* Start *

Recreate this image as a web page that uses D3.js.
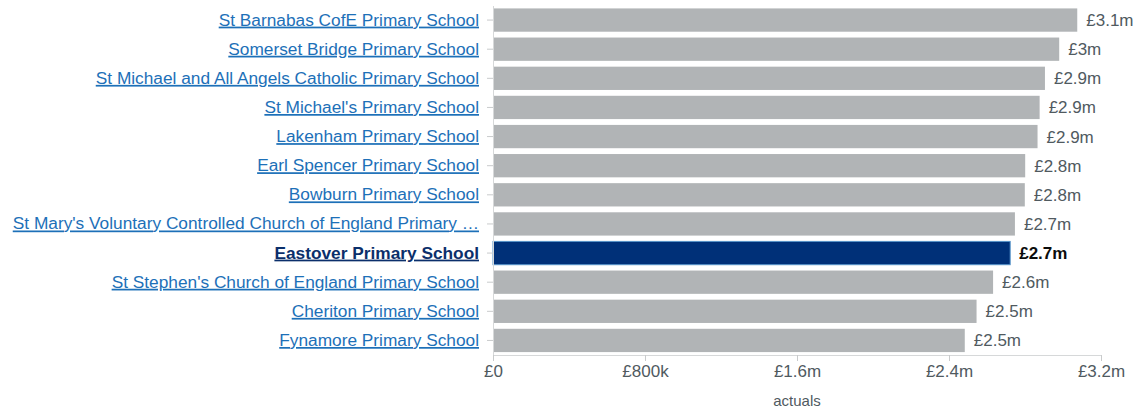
<!DOCTYPE html><meta charset="utf-8"><style>
    body { margin: 0; background: #fff; }
    svg { font-family: "Liberation Sans", Arial, sans-serif; }
    .bar { fill: #b1b4b6; }
    .bar.current { fill: #003078; stroke: #5694ca; stroke-width: 1; }
    .ylab text { fill: #1d70b8; text-decoration: underline; font-size: 17.3px; }
    .ylab text.current { fill: #0b2f6b; font-weight: bold; }
    .val { fill: #505a5f; font-size: 17px; }
    .val.current { fill: #0b0c0c; font-weight: bold; }
    .xax text { fill: #505a5f; font-size: 17px; }
    .tick line { stroke: #c9cbcc; }
    .domain { stroke: #d6d8d9; }
</style><svg width="1140" height="408"></svg><script src="https://cdn.jsdelivr.net/npm/d3@7"></script><script>

    var width = 1140, height = 408;
    var margin = ({top: 5.5, right: 39, bottom: 53, left: 493});

    // schools, in the order shown
    var schools = [
        "St Barnabas CofE Primary School",
        "Somerset Bridge Primary School",
        "St Michael and All Angels Catholic Primary School",
        "St Michael's Primary School",
        "Lakenham Primary School",
        "Earl Spencer Primary School",
        "Bowburn Primary School",
        "St Mary's Voluntary Controlled Church of England Primary …",
        "Eastover Primary School",
        "St Stephen's Church of England Primary School",
        "Cheriton Primary School",
        "Fynamore Primary School"
    ];

    // actual spend (£)
    var actuals = [3075000, 2980000, 2905000, 2877000, 2866000, 2801000,
        2799000, 2747000, 2722000, 2632000, 2545000, 2483000];

    var current = "Eastover Primary School";

    var xTicks = [0, 800000, 1600000, 2400000, 3200000];

    var data = schools.map((name, i) => ({name: name, value: actuals[i]}));

    var money = v => v === 0 ? "£0" : "£" + d3.format(".2~s")(v).replace("M", "m");

    var x = d3.scaleLinear()
        .domain([0, 3200000])
        .range([margin.left, width - margin.right]);

    var y = d3.scaleBand()
        .domain(schools)
        .range([margin.top, height - margin.bottom])
        .paddingInner(0.2)
        .paddingOuter(0.1);

    var svg = d3.select("svg");

    svg.append("g")
        .selectAll("rect")
        .data(data)
        .join("rect")
        .attr("class", d => d.name === current ? "bar current" : "bar")
        .attr("x", x(0))
        .attr("y", d => y(d.name))
        .attr("width", d => x(d.value) - x(0))
        .attr("height", y.bandwidth());

    svg.append("g")
        .selectAll("text")
        .data(data)
        .join("text")
        .attr("class", d => d.name === current ? "val current" : "val")
        .attr("x", d => x(d.value) + 9)
        .attr("y", d => y(d.name) + y.bandwidth() / 2)
        .attr("dy", "0.35em")
        .text(d => money(d.value));

    // y axis with school links
    svg.append("g")
        .attr("class", "ylab")
        .attr("transform", `translate(${margin.left},0)`)
        .call(d3.axisLeft(y).tickSize(6).tickPadding(8).tickSizeOuter(0))
        .call(g => g.selectAll(".tick text")
            .attr("font-family", null)
            .attr("font-size", null)
            .attr("fill", null)
            .classed("current", d => d === current));

    svg.append("g")
        .attr("class", "xax")
        .attr("transform", `translate(0,${height - margin.bottom})`)
        .call(d3.axisBottom(x).tickValues(xTicks).tickFormat(money).tickSize(6).tickSizeOuter(6))
        .call(g => g.selectAll(".tick text")
            .attr("font-family", null)
            .attr("font-size", null)
            .attr("fill", null)
            .attr("dy", "0.76em"));

    svg.selectAll(".domain").attr("stroke", null);
    svg.selectAll(".tick line").attr("stroke", null);

    svg.append("text")
        .attr("class", "xax")
        .attr("x", (x(0) + x(3200000)) / 2)
        .attr("y", 406)
        .attr("text-anchor", "middle")
        .attr("fill", "#505a5f")
        .attr("font-size", 15)
        .text("actuals");

</script>
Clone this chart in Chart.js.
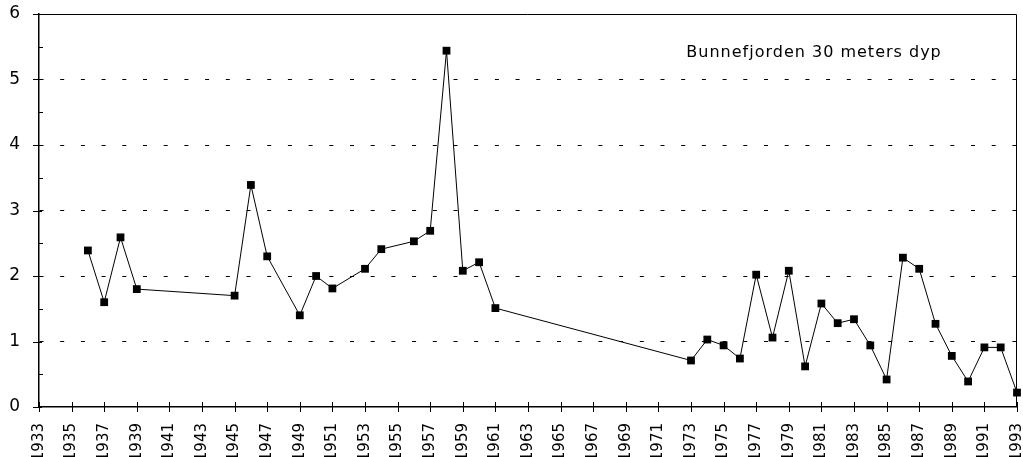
<!DOCTYPE html>
<html>
<head>
<meta charset="utf-8">
<script src="https://cdn.jsdelivr.net/npm/chart.js@4/dist/chart.umd.min.js"></script>
<style>
  html, body { margin: 0; padding: 0; background: #fff; }
  #wrap { width: 1023px; height: 457px; }
</style>
</head>
<body>
<div id="wrap"><canvas id="c"></canvas></div>
<script>
// data
const years = [1936, 1937, 1938, 1939, 1945, 1946, 1947, 1949, 1950, 1951,
    1953, 1954, 1956, 1957, 1958, 1959, 1960, 1961, 1973, 1974,
    1975, 1976, 1977, 1978, 1979, 1980, 1981, 1982, 1983, 1984,
    1985, 1986, 1987, 1988, 1989, 1990, 1991, 1992, 1993];
const values = [2.39, 1.6, 2.59, 1.8, 1.7, 3.39, 2.3, 1.4, 2.0, 1.81,
    2.11, 2.41, 2.53, 2.69, 5.44, 2.08, 2.21, 1.51, 0.71, 1.03,
    0.94, 0.74, 2.02, 1.06, 2.08, 0.62, 1.58, 1.28, 1.34, 0.94,
    0.42, 2.28, 2.11, 1.27, 0.78, 0.39, 0.91, 0.91, 0.22];
const seriesLabel = 'Bunnefjorden 30 meters dyp';
const xMin = 1933, xMax = 1993, xStep = 2;
const yMin = 0, yMax = 6;

const points = years.map((y, i) => ({ x: y, y: values[i] }));

// frame, tick marks and the label in the corner
const decor = {
    id: 'decor',
    afterDraw(chart) {
        const ctx = chart.ctx;
        const a = chart.chartArea;
        const xs = chart.scales.x, ys = chart.scales.y;
        ctx.save();
        ctx.strokeStyle = '#000';
        ctx.lineWidth = 1;
        ctx.beginPath();
        ctx.moveTo(a.left, a.top + 0.5);
        ctx.lineTo(a.right - 0.5, a.top + 0.5);
        ctx.lineTo(a.right - 0.5, a.bottom);
        ctx.stroke();

        ctx.beginPath();
        for (let v = yMin; v <= yMax; v += 0.5) {
            const py = Math.round(ys.getPixelForValue(v)) + 0.5;
            if (v % 1 === 0) {
                ctx.moveTo(a.left - 6, py);
                ctx.lineTo(a.left + 3, py);
            } else {
                ctx.moveTo(a.left, py);
                ctx.lineTo(a.left + 4, py);
            }
        }
        for (let v = xMin; v <= xMax; v += xStep) {
            const px = Math.round(xs.getPixelForValue(v)) + 0.5;
            ctx.moveTo(px, a.bottom - 5);
            ctx.lineTo(px, a.bottom + 5);
        }
        ctx.stroke();

        ctx.fillStyle = '#000';
        ctx.font = '16px "DejaVu Sans"';
        ctx.letterSpacing = '1px';
        ctx.textAlign = 'center';
        ctx.textBaseline = 'middle';
        ctx.fillText(seriesLabel, xs.getPixelForValue(1980.55), ys.getPixelForValue(5.4));
        ctx.restore();
    }
};

new Chart(document.getElementById('c'), {
    type: 'line',
    data: {
        datasets: [{
            label: seriesLabel,
            data: points,
            borderColor: '#000',
            borderWidth: 1,
            backgroundColor: '#000',
            pointStyle: 'rect',
            pointRadius: 5.5,
            pointBorderWidth: 0,
            tension: 0,
            clip: false
        }]
    },
    options: {
        responsive: true,
        maintainAspectRatio: false,
        animation: false,
        layout: { padding: { left: 0, right: 6, top: 14, bottom: 0 } },
        plugins: {
            legend: { display: false },
            tooltip: { enabled: false }
        },
        scales: {
            x: {
                type: 'linear',
                min: xMin,
                max: xMax,
                grid: { display: false, drawTicks: false },
                border: { color: '#000', width: 1.5 },
                afterFit(s) {
                    s.height = 50;
                    s.paddingLeft = 0;
                    s.paddingRight = 0;
                },
                ticks: {
                    stepSize: xStep,
                    autoSkip: false,
                    minRotation: 90,
                    maxRotation: 90,
                    padding: 16,
                    color: '#000',
                    font: { family: 'DejaVu Sans', size: 15 },
                    callback: v => String(v)
                }
            },
            y: {
                min: yMin,
                max: yMax,
                border: { color: '#000', width: 1.5, dash: [4, 16.7] },
                afterFit(s) {
                    s.width = 39;
                    s.paddingTop = 0;
                    s.paddingBottom = 0;
                },
                grid: {
                    drawTicks: false,
                    color: c => (c.tick.value > yMin && c.tick.value < yMax) ? '#000' : 'transparent'
                },
                ticks: {
                    stepSize: 1,
                    padding: 19,
                    color: '#000',
                    font: { family: 'DejaVu Sans', size: 17 }
                }
            }
        }
    },
    plugins: [decor]
});
</script>
</body>
</html>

* End *

= CHALLENGE =
Gather each line in the data that holds the string "this".

= RESPONSE =
Recreate this image as a web page that uses D3.js.
Clone this chart in Chart.js.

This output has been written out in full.